Monthly-anomaly Quantile Mapping (QM) hindcast reconstructions

Code

# Libraries
library(dplyr)
library(lubridate)
library(tidyr)
library(terra)
library(tibble)
library(ggplot2)
library(dhw)

conflicted::conflicts_prefer(terra::intersect)
conflicts_prefer(dplyr::select)

The hindcast() function performs anomaly-based quantile mapping to reconstruct a hindcast SST time series by bias-correcting a long model dataset (e.g. ERA5) to a shorter observed reference dataset (e.g. OISST), enabling extension of historical SST records. The method removes and corrects monthly anomalies rather than absolute values, ensuring that the reconstructed hindcast exactly matches the observed OISST seasonal cycle, reproduces the observed within-month anomaly distributions, retains ERA5’s sub-seasonal temporal variability, produces a continuous time series across the hindcast–observation boundary, and avoids artificial amplification of the seasonal temperature range.

For each grid cell (e.g. input1 = OISST and input2 = ERA5)

1. Define a calibration window

Overlap period where both input1 and input2 exist

2. Compute monthly climatologies over the overlap

For month \(m \in \{1,\dots,12\}\):

\[ \mu^{\mathrm{input1}}_{m} = \mathbb{E}\!\left[\mathrm{input1}(t)\mid \mathrm{month}(t)=m\right] \]

\[ \mu^{\mathrm{input2}}_{m} = \mathbb{E}\!\left[\mathrm{input2}(t)\mid \mathrm{month}(t)=m\right] \]

3. Convert both datasets to monthly anomalies

\[ A^{\mathrm{input1}}(t) = \mathrm{input1}(t) - \mu^{\mathrm{input1}}_{m(t)} \]

\[ A^{\mathrm{input2}}(t) = \mathrm{input2}(t) - \mu^{\mathrm{input2}}_{m(t)} \]
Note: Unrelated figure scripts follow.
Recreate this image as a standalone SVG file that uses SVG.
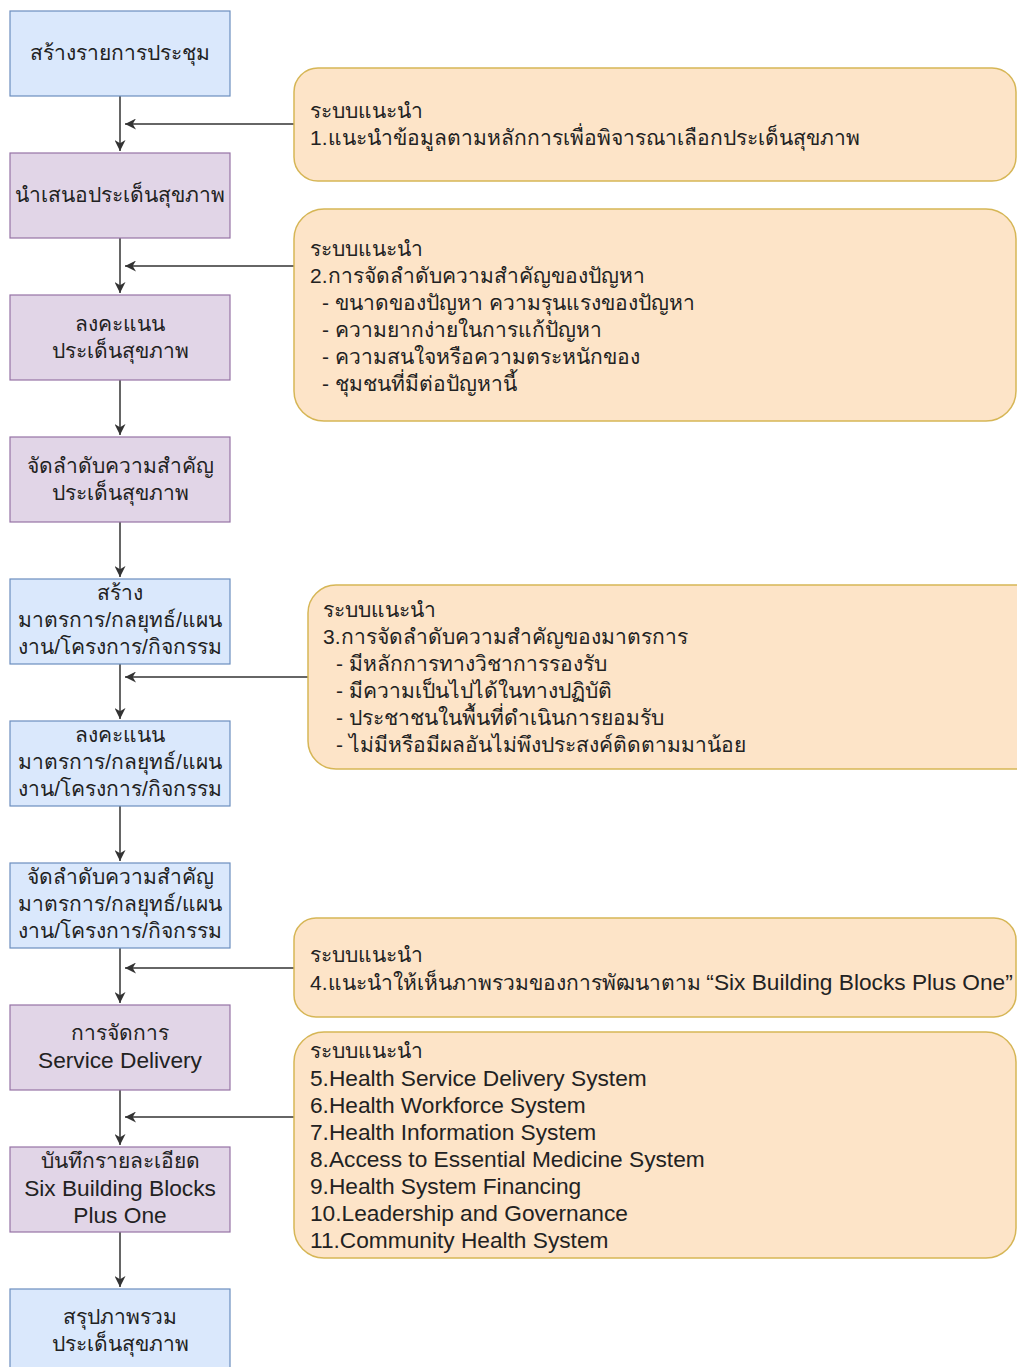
<svg xmlns="http://www.w3.org/2000/svg" width="1017" height="1367" viewBox="0 0 1017 1367">
<defs>
<marker id="ah" viewBox="0 0 10 10" refX="10" refY="5" markerWidth="11" markerHeight="11" markerUnits="userSpaceOnUse" orient="auto">
<path d="M0,0 L10,5 L0,10 L3,5 Z" fill="#333"/>
</marker>
<style>
.blue{fill:#dae8fc;stroke:#6c8ebf;stroke-width:1.2}
.purple{fill:#e1d5e7;stroke:#9673a6;stroke-width:1.2}
.note{fill:#fde4c8;stroke:#d6b656;stroke-width:1.5}
.t{font-family:"Liberation Sans","Noto Sans","DejaVu Sans",sans-serif;font-size:21px;fill:#222}
.l{font-size:22.7px}
.c{text-anchor:middle}
.e{stroke:#333;stroke-width:1.5;fill:none;marker-end:url(#ah)}
</style>
</defs>
<rect width="1017" height="1367" fill="#fff"/>
<g id="connectors">
<line class="e" x1="120" y1="96" x2="120" y2="151"/>
<line class="e" x1="120" y1="238" x2="120" y2="293"/>
<line class="e" x1="120" y1="380" x2="120" y2="435"/>
<line class="e" x1="120" y1="522" x2="120" y2="577"/>
<line class="e" x1="120" y1="664" x2="120" y2="719"/>
<line class="e" x1="120" y1="806" x2="120" y2="861"/>
<line class="e" x1="120" y1="948" x2="120" y2="1003"/>
<line class="e" x1="120" y1="1090" x2="120" y2="1145"/>
<line class="e" x1="120" y1="1232" x2="120" y2="1287"/>
<line class="e" x1="294" y1="124" x2="125" y2="124"/>
<line class="e" x1="294" y1="266" x2="125" y2="266"/>
<line class="e" x1="308" y1="677" x2="125" y2="677"/>
<line class="e" x1="294" y1="968" x2="125" y2="968"/>
<line class="e" x1="294" y1="1117" x2="125" y2="1117"/>
</g>
<g id="n1"><rect class="blue" x="10" y="11" width="220" height="85"/>
<text class="t c" x="120" y="60">สร้างรายการประชุม</text></g>
<g id="n2"><rect class="purple" x="10" y="153" width="220" height="85"/>
<text class="t c" x="120" y="202">นำเสนอประเด็นสุขภาพ</text></g>
<g id="n3"><rect class="purple" x="10" y="295" width="220" height="85"/>
<text class="t c" x="120" y="331">ลงคะแนน</text><text class="t c" x="120" y="358">ประเด็นสุขภาพ</text></g>
<g id="n4"><rect class="purple" x="10" y="437" width="220" height="85"/>
<text class="t c" x="120" y="473">จัดลำดับความสำคัญ</text><text class="t c" x="120" y="500">ประเด็นสุขภาพ</text></g>
<g id="n5"><rect class="blue" x="10" y="579" width="220" height="85"/>
<text class="t c" x="120" y="600">สร้าง</text><text class="t c" x="120" y="627">มาตรการ/กลยุทธ์/แผน</text><text class="t c" x="120" y="654">งาน/โครงการ/กิจกรรม</text></g>
<g id="n6"><rect class="blue" x="10" y="721" width="220" height="85"/>
<text class="t c" x="120" y="742">ลงคะแนน</text><text class="t c" x="120" y="769">มาตรการ/กลยุทธ์/แผน</text><text class="t c" x="120" y="796">งาน/โครงการ/กิจกรรม</text></g>
<g id="n7"><rect class="blue" x="10" y="863" width="220" height="85"/>
<text class="t c" x="120" y="884">จัดลำดับความสำคัญ</text><text class="t c" x="120" y="911">มาตรการ/กลยุทธ์/แผน</text><text class="t c" x="120" y="938">งาน/โครงการ/กิจกรรม</text></g>
<g id="n8"><rect class="purple" x="10" y="1005" width="220" height="85"/>
<text class="t c" x="120" y="1040">การจัดการ</text><text class="t l c" x="120" y="1068">Service Delivery</text></g>
<g id="n9"><rect class="purple" x="10" y="1147" width="220" height="85"/>
<text class="t c" x="120" y="1168">บันทึกรายละเอียด</text><text class="t l c" x="120" y="1196">Six Building Blocks</text><text class="t l c" x="120" y="1223">Plus One</text></g>
<g id="n10"><rect class="blue" x="10" y="1289" width="220" height="85"/>
<text class="t c" x="120" y="1324">สรุปภาพรวม</text><text class="t c" x="120" y="1351">ประเด็นสุขภาพ</text></g>
<g id="note1"><rect class="note" x="294" y="68" width="722" height="113" rx="24"/>
<text class="t" x="310" y="118">ระบบแนะนำ</text>
<text class="t" x="310" y="145">1.แนะนำข้อมูลตามหลักการเพื่อพิจารณาเลือกประเด็นสุขภาพ</text></g>
<g id="note2"><rect class="note" x="294" y="209" width="722" height="212" rx="30"/>
<text class="t" x="310" y="256">ระบบแนะนำ</text>
<text class="t" x="310" y="283">2.การจัดลำดับความสำคัญของปัญหา</text>
<text class="t" x="322" y="310">- ขนาดของปัญหา ความรุนแรงของปัญหา</text>
<text class="t" x="322" y="337">- ความยากง่ายในการแก้ปัญหา</text>
<text class="t" x="322" y="364">- ความสนใจหรือความตระหนักของ</text>
<text class="t" x="322" y="391">- ชุมชนที่มีต่อปัญหานี้</text></g>
<g id="note3"><rect class="note" x="308" y="585" width="740" height="184" rx="28"/>
<text class="t" x="323" y="617">ระบบแนะนำ</text>
<text class="t" x="323" y="644">3.การจัดลำดับความสำคัญของมาตรการ</text>
<text class="t" x="336" y="671">- มีหลักการทางวิชาการรองรับ</text>
<text class="t" x="336" y="698">- มีความเป็นไปได้ในทางปฏิบัติ</text>
<text class="t" x="336" y="725">- ประชาชนในพื้นที่ดำเนินการยอมรับ</text>
<text class="t" x="336" y="752">- ไม่มีหรือมีผลอันไม่พึงประสงค์ติดตามมาน้อย</text></g>
<g id="note4"><rect class="note" x="294" y="918" width="722" height="99" rx="22"/>
<text class="t" x="310" y="962">ระบบแนะนำ</text>
<text class="t" x="310" y="990">4.แนะนำให้เห็นภาพรวมของการพัฒนาตาม <tspan class="l">“Six Building Blocks Plus One”</tspan></text></g>
<g id="note5"><rect class="note" x="294" y="1032" width="722" height="226" rx="30"/>
<text class="t" x="310" y="1058">ระบบแนะนำ</text>
<text class="t l" x="310" y="1086">5.Health Service Delivery System</text>
<text class="t l" x="310" y="1113">6.Health Workforce System</text>
<text class="t l" x="310" y="1140">7.Health Information System</text>
<text class="t l" x="310" y="1167">8.Access to Essential Medicine System</text>
<text class="t l" x="310" y="1194">9.Health System Financing</text>
<text class="t l" x="310" y="1221">10.Leadership and Governance</text>
<text class="t l" x="310" y="1248">11.Community Health System</text></g>
</svg>
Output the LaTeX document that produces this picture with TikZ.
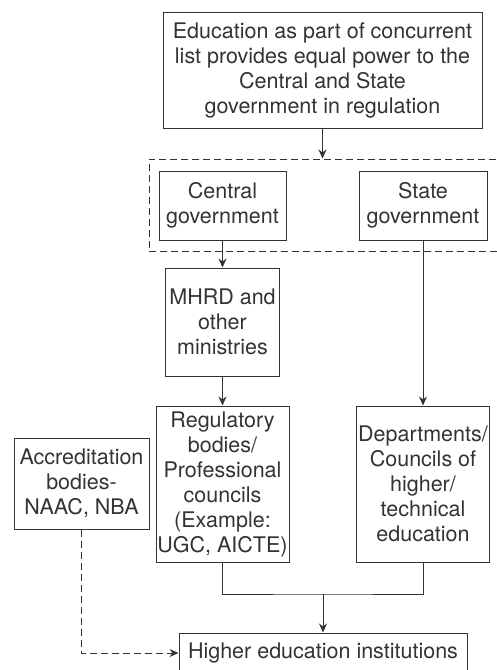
\documentclass[tikz,border=0pt]{standalone}
\usepackage{fontspec}
\setmainfont{TeX Gyre Heros}
\usepackage{xcolor}
\usetikzlibrary{arrows.meta}
\definecolor{ink}{HTML}{333333}
\begin{document}
\begin{tikzpicture}[x=1pt,y=-1pt,>={Stealth[length=9pt,width=8pt]},line width=1pt,draw=ink,
box/.style={draw=ink,align=center,inner sep=0pt,text=ink,font=\fontsize{21.5}{25}\selectfont},
dashbox/.style={draw=ink,dash pattern=on 7pt off 4pt}]
\useasboundingbox (0,0) rectangle (496,670);
\node[box,minimum width=319pt,minimum height=116pt](top)at(322.5,70){Education as part of concurrent\\list provides equal power to the\\Central and State\\government in regulation};
\node[dashbox,minimum width=353pt,minimum height=92pt](govt)at(325.5,205){};
\node[box,minimum width=127pt,minimum height=69pt](central)at(222.5,205.5){Central\\government};
\node[box,minimum width=128pt,minimum height=69pt](state)at(423,205.5){State\\government};
\node[box,minimum width=114pt,minimum height=108pt](mhrd)at(222.5,322){MHRD and\\other\\ministries};
\node[box,minimum width=133pt,minimum height=156pt](reg)at(222.5,484){Regulatory\\bodies/\\Professional\\councils\\(Example:\\UGC, AICTE)};
\node[box,minimum width=133pt,minimum height=156pt](dept)at(423,484){Departments/\\Councils of\\higher/\\technical\\education};
\node[box,minimum width=135pt,minimum height=91pt](accr)at(81.5,483.5){Accreditation\\bodies-\\NAAC, NBA};
\node[box,minimum width=288pt,minimum height=40pt](hei)at(323,653){Higher education institutions};
\coordinate(join)at(323,594);
\draw[->](top.south)--(top.south|-govt.north);
\draw[->](central)--(mhrd);
\draw[->](mhrd)--(reg);
\draw[->](state)--(dept);
\draw(reg.south)|-(join)-|(dept.south);
\draw[->](join)--(hei);
\draw[->,dashbox](accr.south)|-(hei.west);
\end{tikzpicture}
\end{document}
(i.e. explicitly preserve the seasonal cycle)

4. Build month-specific empirical CDFs of anomalies

For each month \(m\), estimate empirical CDFs over the overlap period only:

\[ F^{\mathrm{input2}}_{m}(a), \qquad F^{\mathrm{input1}}_{m}(a) \]

5. Quantile-map ERA5 anomalies

For a hindcast anomaly \(A^{\mathrm{ERA5}}(t)\):

\[ q = F^{\mathrm{input2}}_{m(t)}\!\left(A^{\mathrm{input2}}(t)\right) \]

\[ A^{*}(t) = \left(F^{\mathrm{input1}}_{m(t)}\right)^{-1}(q) \]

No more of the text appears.